Our lives are chaotic, but where he is there is peace.

Our hearts can’t see past our pain, but where he is there is hope.

Our love is almost always rooted in selfishness, but where he is there is love.

Our minds can’t make sense of the evil we see, but where he is there is understanding.

God is in the midst of everything that we are not, everything that we cannot, everything that, in our worst moments, we don’t want.

I want to hold my resentment, because it makes me right.  I want to cradle my wounds, because they’re unjust, I want to shout my defenses, because I’ve been wronged.  I want to set the whole world straight in my quest for having all of life as I desire it to be.  And in my most dire moments, I don’t even want him to come.

I don’t think I’m alone in my pile of filth this Christmas. I’m betting you’ve got some junk lingering somewhere as well.  If there’s a list formed in your mind or a shadow resting over your heart would you invite him into it?

Simply say come be with me in my mess. It’s what made that filthy stable worth it to him, the opportunity to be with us.

My youngest son woke up as I was finishing this post.

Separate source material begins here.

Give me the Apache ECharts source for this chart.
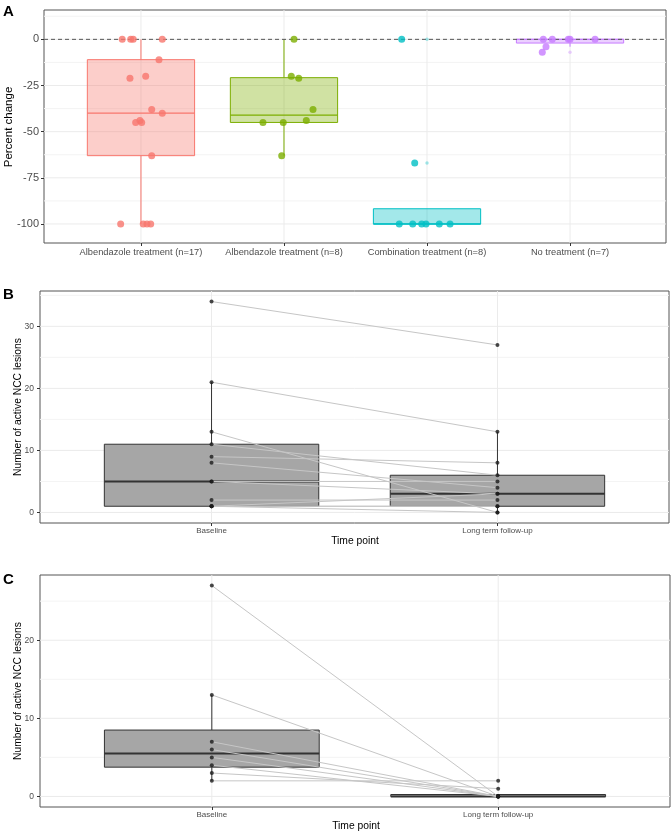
<!DOCTYPE html>
<html><head><meta charset="utf-8">
<script src="https://cdn.jsdelivr.net/npm/echarts@6/dist/echarts.min.js"></script>
<style>html,body{margin:0;padding:0;background:#fff}#c{width:672px;height:833px}</style>
</head><body><div id="c"></div>
<script>
const FONT = '"Liberation Sans", Arial, Helvetica, sans-serif';

// ---------- Panel A data ----------
const aCategories = ['Albendazole treatment (n=17)', 'Albendazole treatment (n=8)', 'Combination treatment (n=8)', 'No treatment (n=7)'];
const aColors = ['#F8766D', '#7CAE00', '#00BFC4', '#C77CFF'];
const aGroup1 = [0, 0, 0, 0, -11, -21, -20, -38, -40, -45, -44, -45, -63, -100, -100, -100, -100];
const aGroup1Jitter = [-0.131, -0.072, -0.054, 0.149, 0.126, -0.077, 0.033, 0.075, 0.149, -0.037, -0.007, 0.005, 0.075, -0.142, 0.016, 0.042, 0.068];
const aGroup2 = [0, -20, -21, -38, -44, -45, -45, -63];
const aGroup2Jitter = [0.07, 0.051, 0.103, 0.203, 0.156, -0.147, -0.005, -0.016];
const aGroup3 = [0, -67, -100, -100, -100, -100, -100, -100];
const aGroup3Jitter = [-0.177, -0.086, -0.194, -0.1, -0.037, -0.007, 0.086, 0.161];
const aGroup4 = [0, 0, 0, 0, 0, -4, -7];
const aGroup4Jitter = [-0.187, -0.124, -0.012, 0, 0.175, -0.168, -0.194];
const aYTicks = [-100, -75, -50, -25, 0];
const aYMinor = [-87.5, -62.5, -37.5, -12.5, 12.5];

// ---------- Panel B data ----------
const timePoints = ['Baseline', 'Long term follow-up'];
const bBaseline = [34, 21, 13, 11, 9, 8, 5, 5, 2, 1, 1, 1, 1];
const bFollowUp = [27, 13, 0, 6, 8, 4, 3, 5, 2, 1, 0, 1, 3];
const bYTicks = [0, 10, 20, 30];
const bYMinor = [5, 15, 25, 35];

// ---------- Panel C data ----------
const cBaseline = [27, 13, 7, 6, 5, 4, 3, 2];
const cFollowUp = [0, 0, 0, 0, 0, 0, 1, 2];
const cYTicks = [0, 10, 20];
const cYMinor = [5, 15, 25];

// ---------- helpers ----------
function boxStats(vals) {
  const s = vals.slice().sort((a, b) => a - b);
  const q = p => { const pos = (s.length - 1) * p; const lo = Math.floor(pos), hi = Math.ceil(pos); return s[lo] + (s[hi] - s[lo]) * (pos - lo); };
  const q1 = q(0.25), md = q(0.5), q3 = q(0.75), iqr = q3 - q1;
  const lf = q1 - 1.5 * iqr, uf = q3 + 1.5 * iqr;
  const inside = s.filter(v => v >= lf && v <= uf);
  return { lo: Math.min(inside[0], q1), q1, md, q3, hi: Math.max(inside[inside.length - 1], q3), out: s.filter(v => v < lf || v > uf) };
}
function gridData(hMajor, hMinor, vMajor) {
  return hMajor.map(v => [0, v, 0]).concat(hMinor.map(v => [0, v, 1])).concat(vMajor.map(v => [1, v, 0]));
}
function gridRender(params, api) {
  const cs = params.coordSys;
  const o = api.value(0), v = api.value(1), minor = api.value(2);
  const style = { stroke: minor ? '#F4F4F4' : '#EBEBEB', lineWidth: 1 };
  if (o === 0) {
    const y = api.coord([0, v])[1];
    return { type: 'line', shape: { x1: cs.x, y1: y, x2: cs.x + cs.width, y2: y }, style };
  }
  const x = api.coord([v, 0])[0];
  return { type: 'line', shape: { x1: x, y1: cs.y, x2: x, y2: cs.y + cs.height }, style };
}
function boxRenderer(strokeFn, fillFn, medWidth, halfW) {
  return function (params, api) {
    const x = api.value(0), lo = api.value(1), q1 = api.value(2), md = api.value(3), q3 = api.value(4), hi = api.value(5);
    const stroke = strokeFn(params.dataIndex), fill = fillFn(params.dataIndex);
    const c = v => api.coord([x, v]);
    const tl = api.coord([x - halfW, q3]), br = api.coord([x + halfW, q1]);
    const ml = api.coord([x - halfW, md]), mr = api.coord([x + halfW, md]);
    return {
      type: 'group', children: [
        { type: 'line', shape: { x1: c(q3)[0], y1: c(q3)[1], x2: c(hi)[0], y2: c(hi)[1] }, style: { stroke, lineWidth: 1 } },
        { type: 'line', shape: { x1: c(q1)[0], y1: c(q1)[1], x2: c(lo)[0], y2: c(lo)[1] }, style: { stroke, lineWidth: 1 } },
        { type: 'rect', shape: { x: tl[0], y: tl[1], width: br[0] - tl[0], height: Math.max(br[1] - tl[1], 0.5) }, style: { fill, stroke, lineWidth: 1 } },
        { type: 'line', shape: { x1: ml[0], y1: ml[1], x2: mr[0], y2: mr[1] }, style: { stroke, lineWidth: medWidth } }
      ]
    };
  };
}
function hexA(hex, a) {
  const n = parseInt(hex.slice(1), 16);
  return 'rgba(' + (n >> 16) + ',' + ((n >> 8) & 255) + ',' + (n & 255) + ',' + a + ')';
}
function pairRender(params, api) {
  const p0 = api.coord([0, api.value(0)]), p1 = api.coord([1, api.value(1)]);
  return { type: 'line', shape: { x1: p0[0], y1: p0[1], x2: p1[0], y2: p1[1] }, style: { stroke: '#C6C6C6', lineWidth: 1 } };
}

// ---------- computed ----------
const aGroups = [aGroup1, aGroup2, aGroup3, aGroup4];
const aJitters = [aGroup1Jitter, aGroup2Jitter, aGroup3Jitter, aGroup4Jitter];
const aStats = aGroups.map(boxStats);
const bStats = [boxStats(bBaseline), boxStats(bFollowUp)];
const cStats = [boxStats(cBaseline), boxStats(cFollowUp)];
const toBox = (s, i) => [i, s.lo, s.q1, s.md, s.q3, s.hi];

const axisTick = { show: true, length: 3, lineStyle: { color: '#333', width: 1 } };

function xAxisCfg(gi, min, max, names, fs, margin) {
  const vals = names.map((_, i) => i);
  return {
    gridIndex: gi, type: 'value', min, max, position: 'bottom',
    axisLine: { show: false, onZero: false },
    axisTick: Object.assign({ customValues: vals }, axisTick),
    axisLabel: { customValues: vals, formatter: v => names[Math.round(v)], fontSize: fs, color: '#4D4D4D', fontFamily: FONT, margin },
    splitLine: { show: false }
  };
}
function yAxisCfg(gi, min, max, ticks, fs, margin) {
  return {
    gridIndex: gi, type: 'value', min, max, position: 'left',
    axisLine: { show: false, onZero: false },
    axisTick: Object.assign({ customValues: ticks }, axisTick),
    axisLabel: { customValues: ticks, fontSize: fs, color: '#4D4D4D', fontFamily: FONT, margin },
    splitLine: { show: false }
  };
}

const series = [];
// Panel A
series.push({ type: 'custom', xAxisIndex: 0, yAxisIndex: 0, silent: true, z: 1, renderItem: gridRender, data: gridData(aYTicks, aYMinor, [0, 1, 2, 3]) });
series.push({ type: 'custom', xAxisIndex: 0, yAxisIndex: 0, silent: true, z: 2,
  renderItem: boxRenderer(i => aColors[i], i => hexA(aColors[i], 0.36), 1.3, 0.375),
  data: aStats.map(toBox) });
series.push({ type: 'custom', xAxisIndex: 0, yAxisIndex: 0, silent: true, z: 3,
  renderItem: function (params, api) {
    const cs = params.coordSys; const y = api.coord([0, api.value(0)])[1];
    return { type: 'line', shape: { x1: cs.x, y1: y, x2: cs.x + cs.width, y2: y }, style: { stroke: '#555', lineWidth: 1, lineDash: [4, 3] } };
  }, data: [[0]] });
aStats.forEach((s, g) => {
  series.push({ type: 'scatter', xAxisIndex: 0, yAxisIndex: 0, z: 4, silent: true, symbolSize: 3.5,
    itemStyle: { color: hexA(aColors[g], 0.45) }, data: s.out.map(v => [g, v]) });
});
aGroups.forEach((vals, g) => {
  series.push({ type: 'scatter', xAxisIndex: 0, yAxisIndex: 0, z: 5, silent: true, symbolSize: 7,
    itemStyle: { color: aColors[g] }, data: vals.map((v, i) => [g + aJitters[g][i], v]) });
});

// Panels B and C
function pairedPanel(idx, base, fol, stats, ticks, minor) {
  series.push({ type: 'custom', xAxisIndex: idx, yAxisIndex: idx, silent: true, z: 1, renderItem: gridRender, data: gridData(ticks, minor, [0, 1]) });
  series.push({ type: 'custom', xAxisIndex: idx, yAxisIndex: idx, silent: true, z: 2,
    renderItem: boxRenderer(() => '#333333', () => '#A6A6A6', 2, 0.375), data: stats.map(toBox) });
  series.push({ type: 'custom', xAxisIndex: idx, yAxisIndex: idx, silent: true, z: 3, renderItem: pairRender,
    data: base.map((b, i) => [b, fol[i]]) });
  series.push({ type: 'scatter', xAxisIndex: idx, yAxisIndex: idx, z: 4, silent: true, symbolSize: 4,
    itemStyle: { color: '#1A1A1A' }, data: base.map(v => [0, v]).concat(fol.map(v => [1, v])) });
}
pairedPanel(1, bBaseline, bFollowUp, bStats, bYTicks, bYMinor);
pairedPanel(2, cBaseline, cFollowUp, cStats, cYTicks, cYMinor);

const gridStyle = { show: true, borderColor: '#555', borderWidth: 1, backgroundColor: '#fff' };
const option = {
  animation: false,
  backgroundColor: '#fff',
  grid: [
    Object.assign({ left: 44, top: 10, width: 622, height: 233 }, gridStyle),
    Object.assign({ left: 40, top: 291, width: 629, height: 232 }, gridStyle),
    Object.assign({ left: 40, top: 575, width: 630, height: 232 }, gridStyle)
  ],
  xAxis: [
    xAxisCfg(0, -0.678, 3.671, aCategories, 9.3, 5),
    xAxisCfg(1, -0.6, 1.6, timePoints, 8, 4),
    xAxisCfg(2, -0.6, 1.6, timePoints, 8, 4)
  ],
  yAxis: [
    yAxisCfg(0, -110.3, 15.9, aYTicks, 11, 5),
    yAxisCfg(1, -1.7, 35.7, bYTicks, 8.5, 6),
    yAxisCfg(2, -1.35, 28.35, cYTicks, 8.5, 6)
  ],
  graphic: [
    { type: 'text', x: 3, y: 4, style: { text: 'A', font: 'bold 15px ' + FONT, fill: '#000' } },
    { type: 'text', x: 3, y: 287, style: { text: 'B', font: 'bold 15px ' + FONT, fill: '#000' } },
    { type: 'text', x: 3, y: 572, style: { text: 'C', font: 'bold 15px ' + FONT, fill: '#000' } },
    { type: 'text', x: 9, y: 127, rotation: Math.PI / 2, style: { text: 'Percent change', font: '11.5px ' + FONT, fill: '#000', align: 'center', verticalAlign: 'middle' } },
    { type: 'text', x: 18, y: 407, rotation: Math.PI / 2, style: { text: 'Number of active NCC lesions', font: '10.3px ' + FONT, fill: '#000', align: 'center', verticalAlign: 'middle' } },
    { type: 'text', x: 18, y: 691, rotation: Math.PI / 2, style: { text: 'Number of active NCC lesions', font: '10.3px ' + FONT, fill: '#000', align: 'center', verticalAlign: 'middle' } },
    { type: 'text', x: 355, y: 541, style: { text: 'Time point', font: '10.3px ' + FONT, fill: '#000', align: 'center', verticalAlign: 'middle' } },
    { type: 'text', x: 356, y: 826, style: { text: 'Time point', font: '10.3px ' + FONT, fill: '#000', align: 'center', verticalAlign: 'middle' } }
  ],
  series
};
const chart = echarts.init(document.getElementById('c'), null, { renderer: 'canvas' });
chart.setOption(option);
</script></body></html>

He voice filled with excitement after I reminded him that he’d celebrate Christmas with a dear family friend later this afternoon.  We talked about her home and dinner and the gifts they’d open and that snugly boy summed up everything I’ve tried to say here with this  “mom, the best thing is, we get to be with her.”

He could see beyond the events of the day and you can too.

If we stop when we’re feeling overwhelmed and  issue the invitation for God to come be in the middle of our Christmas, instead keeping him in our sanitary nativity scenes, we’ll experience a Christmas like no other.

May your week be filled with joy in spite of all the mess, friends.  I hope  you’ll come back here and tell us the story of how the impossible became tolerable (maybe even pleasant) as a result of asking God to join you this week.

Faith is contagious and you never know how your story could encourage someone else.